Approaching these pictures with any degree of perceptiveness, the observer will discover that beyond the thematically customary triad of body, landscape and object, deep down there exist links creating a common axis that governs and characterises these images.
The two determinant elements that underlie and define that axis are the concept of the portrait and the concept of time. The pictures in question are all portraits, to the extent that they are expressions of and characterised by living features, the elements that constitute and define the human portrait in all its various manifestations. That is, all these pictures arouse empossess sentiment, expression, motion and - most importantly - a vibrant pulse and life, as if they were living beings.
This impression, which marks all the pictures, escalates and climaxes in the portraits of the aged. The first series of photographs, photographs of objects, is divided into two categories according to the nature of the subject. The first category consists of useful art objects, which are the mirror of an entire age. They constitute different and autonomous entities, like all works of art bearing indelibly upon themselves the imprint of the group of people who lived with them. They are portraits of a society, of the culture that created them. The second category consists of mechanical objects, that express in addition the beauty of the no longer useful, of the used, of the element that has completed its cycle. They express the beauty of the worn, like the mixture of sweet pain and nostalgia in a beautiful old face - a portrait.

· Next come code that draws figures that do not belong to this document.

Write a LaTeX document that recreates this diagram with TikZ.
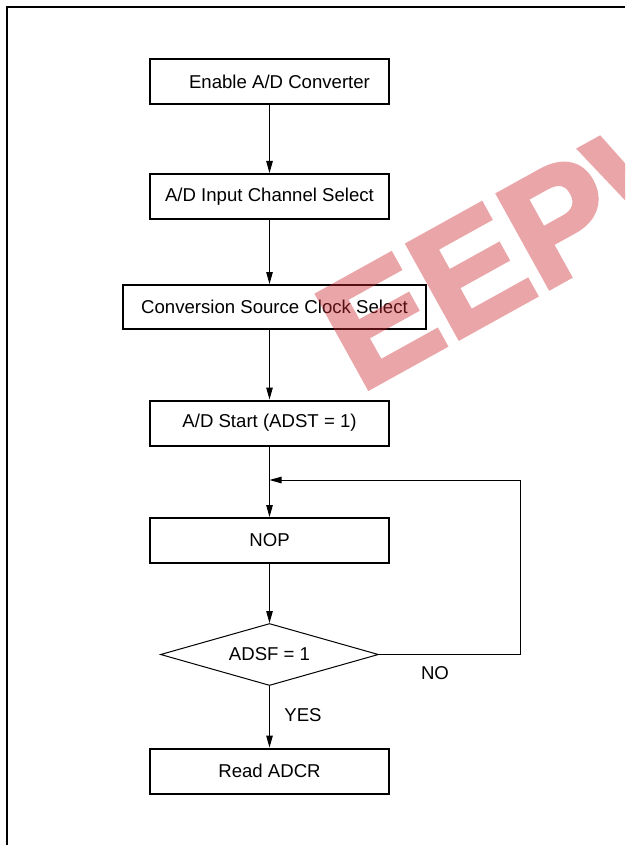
\documentclass[tikz,border=0pt]{standalone}
\usepackage{fontspec}
\setmainfont{Liberation Sans}
\newfontfamily\wmfont{Liberation Sans}[BoldFeatures={FakeBold=3}]
\usepackage{xcolor}
\usepackage{tikz}
\usetikzlibrary{shapes.geometric, arrows.meta, positioning, calc}

\definecolor{wmred}{RGB}{205,40,48}

\begin{document}
\begin{tikzpicture}[
    x=1pt, y=-1pt,
    stepbox/.style={rectangle, draw=black, line width=2pt, minimum width=239pt, minimum height=45pt, align=center, inner sep=0pt, font=\fontsize{18.6}{22}\selectfont},
    widebox/.style={stepbox, minimum width=303pt, minimum height=44pt},
    test/.style={diamond, draw=black, line width=1pt, aspect=3.5, minimum width=218pt, minimum height=62pt, inner sep=0pt, font=\fontsize{18.6}{22}\selectfont},
    lbl/.style={inner sep=0pt, font=\fontsize{18.6}{22}\selectfont},
    flow/.style={->, line width=1pt},
    >={Triangle[length=12pt, width=6.5pt]}
]
\useasboundingbox (0,0) rectangle (625,845);

% Frame
\draw[line width=2pt] (6.5,845) -- (6.5,7.5) -- (625,7.5);

% Steps
\node[stepbox] (enable) at (269.5,81.5) {\hspace*{20pt}Enable A/D Converter};
\node[stepbox] (chan) at (269.5,196.5) {A/D Input Channel Select};
\node[widebox] (clk) at (274.5,307) {Conversion Source Clock Select};
\node[stepbox] (start) at (269.5,423) {A/D Start (ADST = 1)};
\node[stepbox] (nop) at (269.5,540.5) {NOP};
\node[test] (adsf) at (269.5,654.5) {ADSF = 1};
\node[stepbox] (read) at (269.5,771) {Read ADCR};

% Labels
\node[lbl] (nolbl) at (435,673) {NO};
\node[lbl] (yeslbl) at (303,715) {YES};

% Loop points
\coordinate (join) at (269.5,480);
\coordinate (loop) at (520,480);

% Arrows down the chain
\foreach \a/\b in {enable/chan, chan/clk, clk/start, start/nop, nop/adsf, adsf/read}
    \draw[flow] (\a.south -| enable) -- (\b.north -| enable);

% NO branch back
\draw[flow] (adsf.east) -| (loop) -- (join);

% Watermark
\begin{scope}[transparency group, opacity=0.42]
\clip (0,0) rectangle (625,845);
\node[anchor=base west, rotate=29, inner sep=0pt, text=wmred,
      font=\wmfont\fontsize{155}{160}\selectfont\bfseries] (wm) at (360,393) {EEPW};
\end{scope}

\end{tikzpicture}
\end{document}
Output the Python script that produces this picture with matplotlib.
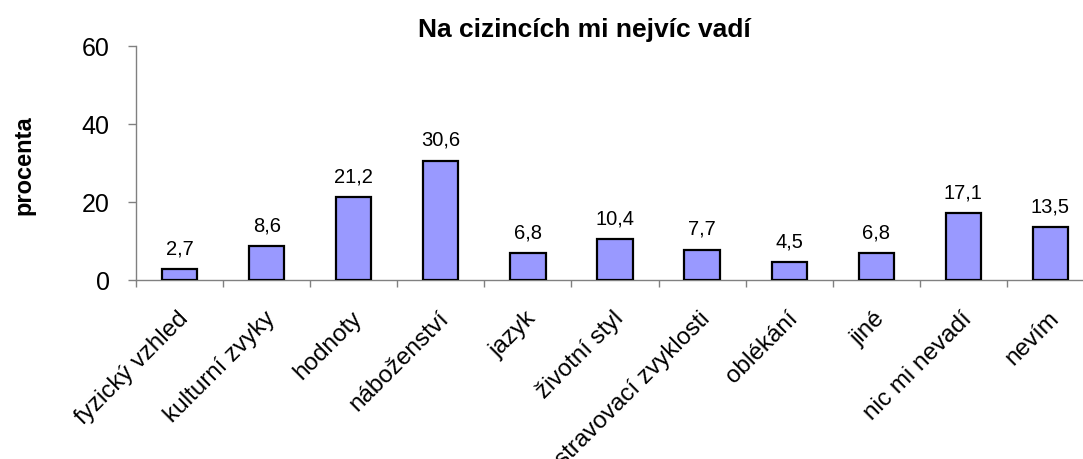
import matplotlib
matplotlib.use("Agg")
import matplotlib.pyplot as plt
import matplotlib.transforms as mtransforms
import numpy as np

categories = ["fyzický vzhled", "kulturní zvyky", "hodnoty", "náboženství", "jazyk",
              "životní styl", "stravovací zvyklosti", "oblékání", "jiné",
              "nic mi nevadí", "nevím"]
values = [2.7, 8.6, 21.2, 30.6, 6.8, 10.4, 7.7, 4.5, 6.8, 17.1, 13.5]
value_labels = ["2,7", "8,6", "21,2", "30,6", "6,8", "10,4", "7,7", "4,5", "6,8", "17,1", "13,5"]
yticks = [0, 20, 40, 60]
title = "Na cizincích mi nejvíc vadí"
ylabel = "procenta"

plt.rcParams['font.family'] = ['Liberation Sans', 'DejaVu Sans']

W, H = 1083, 459
fig = plt.figure(figsize=(W / 100, H / 100), dpi=100)
left, right, top, bottom = 136, 1094, 46, 280
ax = fig.add_axes([left / W, 1 - bottom / H, (right - left) / W, (bottom - top) / H])

x = np.arange(len(categories))
ax.bar(x, values, width=0.405, color="#9999FF", edgecolor="black", linewidth=1.6, zorder=3)

ax.set_xlim(-0.5, len(categories) - 0.5)
ax.set_ylim(0, 60)
ax.set_yticks(yticks)
ax.set_yticklabels([str(t) for t in yticks], fontsize=18)
ax.tick_params(axis='y', direction='out', length=6, width=1, color='#808080', pad=13)
ax.set_xticks(np.arange(-0.5, len(categories), 1.0))
ax.set_xticklabels([])
ax.tick_params(axis='x', direction='out', length=5, width=1, color='#808080')

for s in ['top', 'right']:
    ax.spines[s].set_visible(False)
for s in ['left', 'bottom']:
    ax.spines[s].set_color('#808080')
    ax.spines[s].set_linewidth(1)

# category labels
trans = mtransforms.offset_copy(ax.get_xaxis_transform(), fig=fig, x=-2, y=-20, units='points')
for xi, c in zip(x, categories):
    ax.text(xi, 0, c, transform=trans, rotation=45, ha='right', va='top',
            rotation_mode='anchor', fontsize=17.5, clip_on=False)

# value labels
for xi, v, lab in zip(x, values, value_labels):
    ax.annotate(lab, (xi, v), xytext=(0, 11), textcoords='offset points',
                ha='center', va='baseline', fontsize=14.5)

fig.text(584 / W, 1 - 30 / H, title, ha='center', va='center', fontsize=19, fontweight='bold')
fig.text(24 / W, 1 - 165 / H, ylabel, ha='center', va='center', rotation=90,
         fontsize=17, fontweight='bold')

fig.savefig("out.png", dpi=100)
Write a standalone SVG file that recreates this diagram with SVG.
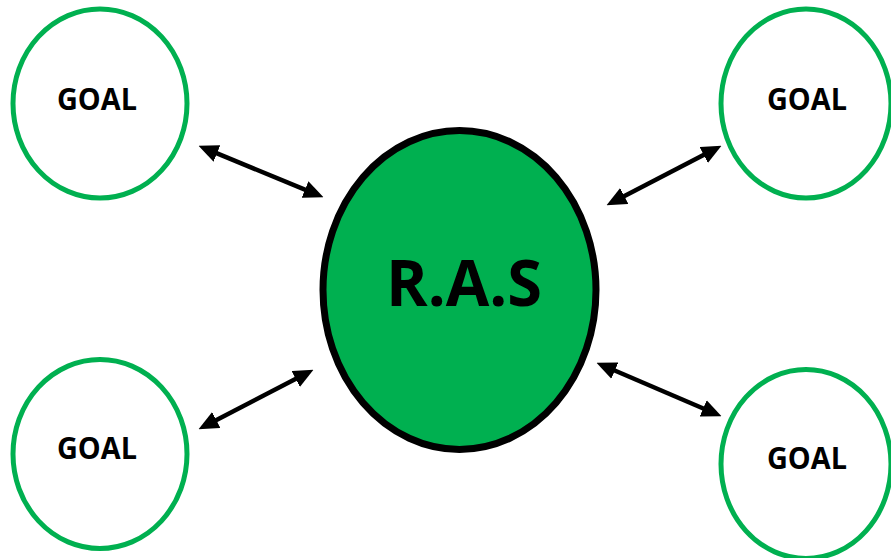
<svg xmlns="http://www.w3.org/2000/svg" width="891" height="558" viewBox="0 0 891 558">
  <style>
    .goal { fill: #ffffff; stroke: #00b050; stroke-width: 5; }
    .core { fill: #00b050; stroke: #000000; stroke-width: 7; }
    .label { font-family: "Open Sans", "Liberation Sans", sans-serif; font-weight: 700; fill: #000000; text-anchor: middle; }
    .small { font-size: 31px; }
    .big { font-size: 64px; }
    .link { stroke: #000000; stroke-width: 4.5; fill: none; marker-start: url(#head); marker-end: url(#head); }
  </style>
  <defs>
    <marker id="head" markerUnits="userSpaceOnUse" markerWidth="20" markerHeight="18" viewBox="0 0 19 17" refX="8" refY="8.5" orient="auto-start-reverse">
      <path d="M0,0 L19,8.5 L0,17 z" fill="#000000"/>
    </marker>
  </defs>

  <rect width="891" height="558" fill="#ffffff"/>

  <!-- connectors between the centre and each goal -->
  <g id="connectors">
    <line class="link" x1="209.2" y1="150.2" x2="312.8" y2="192.8"/>
    <line class="link" x1="711.2" y1="151.1" x2="616.8" y2="199.9"/>
    <line class="link" x1="208.8" y1="423.9" x2="303.2" y2="375.1"/>
    <line class="link" x1="607.1" y1="367.3" x2="710.9" y2="411.7"/>
  </g>

  <g id="ras">
    <ellipse class="core" cx="459.5" cy="290" rx="136.5" ry="159.5"/>
    <text class="label big" x="464" y="306" textLength="156" lengthAdjust="spacingAndGlyphs">R.A.S</text>
  </g>

  <g id="goal-top-left">
    <ellipse class="goal" cx="100" cy="103.5" rx="87" ry="94.5"/>
    <text class="label small" x="97" y="110" textLength="80" lengthAdjust="spacingAndGlyphs">GOAL</text>
  </g>

  <g id="goal-top-right">
    <ellipse class="goal" cx="806" cy="103.5" rx="85" ry="94.5"/>
    <text class="label small" x="807" y="110" textLength="80" lengthAdjust="spacingAndGlyphs">GOAL</text>
  </g>

  <g id="goal-bottom-left">
    <ellipse class="goal" cx="100" cy="454" rx="87" ry="94.5"/>
    <text class="label small" x="97" y="459" textLength="80" lengthAdjust="spacingAndGlyphs">GOAL</text>
  </g>

  <g id="goal-bottom-right">
    <ellipse class="goal" cx="806" cy="464" rx="85" ry="94.5"/>
    <text class="label small" x="807" y="469" textLength="80" lengthAdjust="spacingAndGlyphs">GOAL</text>
  </g>
</svg>
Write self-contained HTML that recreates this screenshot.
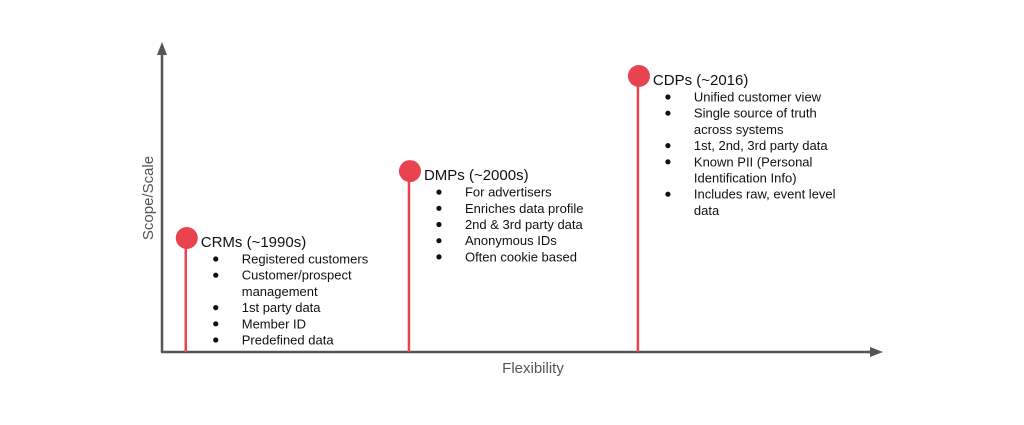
<!DOCTYPE html>
<html><head><meta charset="utf-8"><style>
html,body{margin:0;padding:0;background:#fff;}
svg{display:block;font-family:"Liberation Sans",Arial,sans-serif;}
</style></head><body>
<svg id="chart" width="1024" height="425" viewBox="0 0 1024 425">
  <g id="axes">
    <line x1="162" y1="352" x2="162" y2="52" stroke="#555" stroke-width="2.5"/>
    <polygon points="162,42 157,55 167,55" fill="#555"/>
    <line x1="161" y1="352" x2="872" y2="352" stroke="#555" stroke-width="2.5"/>
    <polygon points="883,352 870,347 870,357" fill="#555"/>
    <text x="533" y="373" text-anchor="middle" font-size="15" fill="#555">Flexibility</text>
    <text x="0" y="0" transform="translate(153,198) rotate(-90)" text-anchor="middle" font-size="15" fill="#555">Scope/Scale</text>
  </g>
  <g id="marks"></g>
</svg>
<script>
const eraTitles = ["CRMs (~1990s)", "DMPs (~2000s)", "CDPs (~2016)"];
const flexibility = [3.3, 34.3, 66.1];
const scope = [38, 60.3, 92];
const eraBullets = [
  [["Registered customers"], ["Customer/prospect", "management"], ["1st party data"], ["Member ID"], ["Predefined data"]],
  [["For advertisers"], ["Enriches data profile"], ["2nd & 3rd party data"], ["Anonymous IDs"], ["Often cookie based"]],
  [["Unified customer view"], ["Single source of truth", "across systems"], ["1st, 2nd, 3rd party data"], ["Known PII (Personal", "Identification Info)"], ["Includes raw, event level", "data"]]
];
const NS = "http://www.w3.org/2000/svg";
const xScale = v => 162 + v * 7.2;
const yScale = v => 352 - v * 3;
const g = document.getElementById("marks");
function mk(tag, attrs) { const e = document.createElementNS(NS, tag); for (const k in attrs) e.setAttribute(k, attrs[k]); g.appendChild(e); return e; }
eraTitles.forEach((title, i) => {
  const x = xScale(flexibility[i]), y = yScale(scope[i]);
  const stem = mk("line", {x1: x, y1: y, x2: x, y2: 352, stroke: "#e8434f", "stroke-width": 2.5});
  
  
  const dot = mk("circle", {cx: x + 1, cy: y, r: 11, fill: "#e8434f"});
  
  
  const t = mk("text", {x: x + 15, y: y + 9, "font-size": 15, fill: "#111"});
  t.textContent = title;
  
  
  let ly = y + 21;
  eraBullets[i].forEach(lines => {
    const b = mk("circle", {cx: x + 30, cy: ly, r: 2.6, fill: "#111"});
    
    
    lines.forEach(line => {
      const tt = mk("text", {x: x + 56, y: ly + 4.5, "font-size": 13, fill: "#111"});
      tt.textContent = line;
      
      
      ly += 16.2;
    });
  });
});
</script>
</body></html>
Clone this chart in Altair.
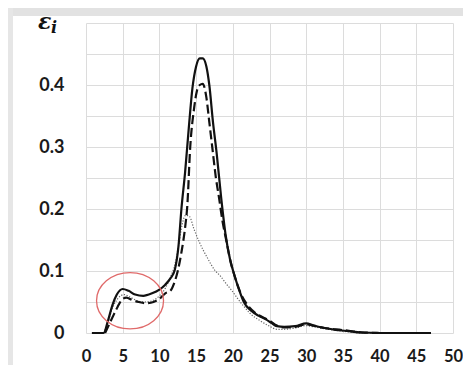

The second series of photographs comprises evening landscapes and buildings, naked bodies, the structural elements of a society. Every building, with its own body and its own unique constitution, is a separate and distinct portrait.
The third series consists of human portraits, photographs of bodies, photographs that are, tautologically and essentially, human portraits.
The second element that characterises and rules these pictures is the element of time. Along with related manifestations, time leaves its mark on these categories of images. In the first series, the body constitutes the most striking instance of the corrosive presence of time. The human body, the female body, the universal symbol of beauty, as transmuted by the passing of time. The female body from which time has stripped the flesh, transforming it into an emanciated, Biblical, figure, a Byzantine saint. With the inner beauty that time has, despite everything, bestowed upon it.
Next comes the series of evening landscapes. Here, too, time is present. Perhaps a little harder to see, a little harder to perceive, but still occupying a fundamental structural place in the constitution of the images. The landscape, the buildings, the inanimate components that constitute a polity, a human society, are by definition symbols - sculptures - of human creativity. Here time does not appear as a consequence, in the natural wear and tear on objects and buildings: this is not what the pictures show; this is not the point. They go farther, presenting another dimension of time: time as motion. Heraclitus' ancient maxim "all is motion" finds its perfect application here. It is the contrast of concepts, the contrast between the stationary building and the moving stream of time that gives life to these photographs. The concept of time lost and time transformed, of time's motion expressed through the imperceptibly blurred image.
The second category of objects is totally different, and expresses a diametrically opposite conception and manifestation of time. These are mechanical objects and mechanical components of objects. Objects that are the pre-eminent expression of the age that produced them, the age that invented them, the technological development of their age made manifest.
Here, time is present in an entirely different way. Here, time has the primordial role, expresses the beginning and the end of the objects, characterises the essence of their existence. At the moment of their appearance, they represent all that is most advanced and modern in the technology of the age. Once crippled by the fatal wounds of time, they are replaced by new objects, of newer technology, and become essentially useless. They are born with an expiration date, they are bound and characterised by time and its passing, they are at its mercy, they retain only a semblance of their original novelty, like the bitterness of nostalgia.

Spyros Giannaras

Leonidas Kourgiantakis was born in Athens in 1973. He graduated from the department of photography of the national Technological Educational Institut of Athens. He worked in the Photographic department of the National Library of Greece.
Alexandros Voutsinas was born in Athens in 1974. He is about to graduate from the department of Photography of the national Technological Educational Institut of Athens. He has been photographing since 1991, and was represented with work in the group exhibition of his school in 1993. Chariton Doukas was born in Athens in 1973. He is about to graduate from the department of Photography of the national Technological Educational Institut of Athens. He has worked in the public education sector, in a Technical Highschool where he taught basic technic in Black and White photography. Today, he is working in the Graphic Arts.